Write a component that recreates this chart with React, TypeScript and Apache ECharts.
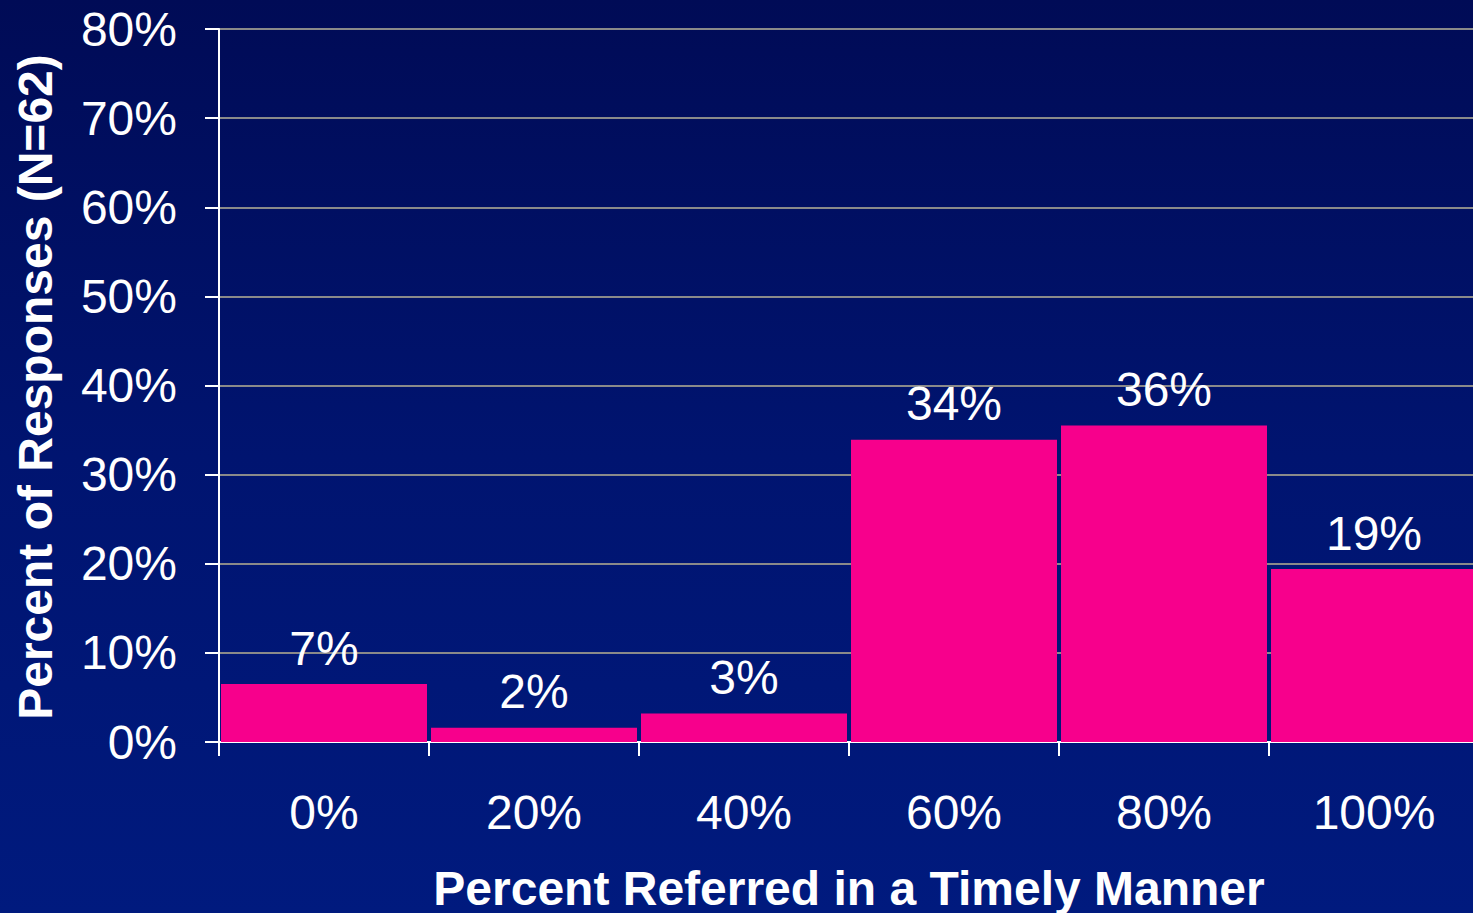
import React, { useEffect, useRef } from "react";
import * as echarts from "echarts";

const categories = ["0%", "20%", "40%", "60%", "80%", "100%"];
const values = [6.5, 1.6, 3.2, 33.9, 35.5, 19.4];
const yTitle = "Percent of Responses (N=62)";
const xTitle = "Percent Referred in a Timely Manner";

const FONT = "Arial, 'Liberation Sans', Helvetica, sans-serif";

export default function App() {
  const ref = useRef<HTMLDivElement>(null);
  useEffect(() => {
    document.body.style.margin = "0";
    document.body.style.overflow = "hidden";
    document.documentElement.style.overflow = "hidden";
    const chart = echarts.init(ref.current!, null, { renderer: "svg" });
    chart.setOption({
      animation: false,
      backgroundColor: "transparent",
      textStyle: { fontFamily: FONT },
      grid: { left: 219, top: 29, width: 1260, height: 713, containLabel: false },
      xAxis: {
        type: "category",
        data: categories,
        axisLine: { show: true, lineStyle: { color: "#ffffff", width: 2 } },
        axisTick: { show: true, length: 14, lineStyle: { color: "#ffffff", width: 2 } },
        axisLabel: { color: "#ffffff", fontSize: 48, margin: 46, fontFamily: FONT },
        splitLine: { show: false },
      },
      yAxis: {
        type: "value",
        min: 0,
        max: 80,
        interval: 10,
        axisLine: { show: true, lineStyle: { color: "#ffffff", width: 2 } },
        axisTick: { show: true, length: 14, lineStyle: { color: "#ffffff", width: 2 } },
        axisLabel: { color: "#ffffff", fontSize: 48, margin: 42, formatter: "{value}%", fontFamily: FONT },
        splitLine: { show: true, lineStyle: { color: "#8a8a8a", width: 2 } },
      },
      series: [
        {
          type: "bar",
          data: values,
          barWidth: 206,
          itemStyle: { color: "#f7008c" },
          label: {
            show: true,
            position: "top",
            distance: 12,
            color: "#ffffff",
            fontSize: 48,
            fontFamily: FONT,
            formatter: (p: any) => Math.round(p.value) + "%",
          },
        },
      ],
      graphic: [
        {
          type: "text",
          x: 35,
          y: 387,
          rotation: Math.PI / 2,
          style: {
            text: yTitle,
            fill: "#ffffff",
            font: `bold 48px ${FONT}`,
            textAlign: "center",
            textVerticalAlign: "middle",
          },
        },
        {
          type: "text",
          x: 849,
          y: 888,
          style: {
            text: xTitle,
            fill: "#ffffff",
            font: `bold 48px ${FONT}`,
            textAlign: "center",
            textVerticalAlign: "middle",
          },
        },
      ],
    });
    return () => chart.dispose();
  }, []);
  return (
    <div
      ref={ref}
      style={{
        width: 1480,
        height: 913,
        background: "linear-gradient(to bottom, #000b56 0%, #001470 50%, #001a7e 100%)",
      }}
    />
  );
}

## WHAT THE TASK REQUIRES
Exclude every picture and copy the remaining data exactly.

## PROBLEM SOLUTION
Write a component that recreates this chart with React, TypeScript and Apache ECharts.
import React, { useEffect, useRef } from "react";
import * as echarts from "echarts";

const categories = ["0%", "20%", "40%", "60%", "80%", "100%"];
const values = [6.5, 1.6, 3.2, 33.9, 35.5, 19.4];
const yTitle = "Percent of Responses (N=62)";
const xTitle = "Percent Referred in a Timely Manner";

const FONT = "Arial, 'Liberation Sans', Helvetica, sans-serif";

export default function App() {
  const ref = useRef<HTMLDivElement>(null);
  useEffect(() => {
    document.body.style.margin = "0";
    document.body.style.overflow = "hidden";
    document.documentElement.style.overflow = "hidden";
    const chart = echarts.init(ref.current!, null, { renderer: "svg" });
    chart.setOption({
      animation: false,
      backgroundColor: "transparent",
      textStyle: { fontFamily: FONT },
      grid: { left: 219, top: 29, width: 1260, height: 713, containLabel: false },
      xAxis: {
        type: "category",
        data: categories,
        axisLine: { show: true, lineStyle: { color: "#ffffff", width: 2 } },
        axisTick: { show: true, length: 14, lineStyle: { color: "#ffffff", width: 2 } },
        axisLabel: { color: "#ffffff", fontSize: 48, margin: 46, fontFamily: FONT },
        splitLine: { show: false },
      },
      yAxis: {
        type: "value",
        min: 0,
        max: 80,
        interval: 10,
        axisLine: { show: true, lineStyle: { color: "#ffffff", width: 2 } },
        axisTick: { show: true, length: 14, lineStyle: { color: "#ffffff", width: 2 } },
        axisLabel: { color: "#ffffff", fontSize: 48, margin: 42, formatter: "{value}%", fontFamily: FONT },
        splitLine: { show: true, lineStyle: { color: "#8a8a8a", width: 2 } },
      },
      series: [
        {
          type: "bar",
          data: values,
          barWidth: 206,
          itemStyle: { color: "#f7008c" },
          label: {
            show: true,
            position: "top",
            distance: 12,
            color: "#ffffff",
            fontSize: 48,
            fontFamily: FONT,
            formatter: (p: any) => Math.round(p.value) + "%",
          },
        },
      ],
      graphic: [
        {
          type: "text",
          x: 35,
          y: 387,
          rotation: Math.PI / 2,
          style: {
            text: yTitle,
            fill: "#ffffff",
            font: `bold 48px ${FONT}`,
            textAlign: "center",
            textVerticalAlign: "middle",
          },
        },
        {
          type: "text",
          x: 849,
          y: 888,
          style: {
            text: xTitle,
            fill: "#ffffff",
            font: `bold 48px ${FONT}`,
            textAlign: "center",
            textVerticalAlign: "middle",
          },
        },
      ],
    });
    return () => chart.dispose();
  }, []);
  return (
    <div
      ref={ref}
      style={{
        width: 1480,
        height: 913,
        background: "linear-gradient(to bottom, #000b56 0%, #001470 50%, #001a7e 100%)",
      }}
    />
  );
}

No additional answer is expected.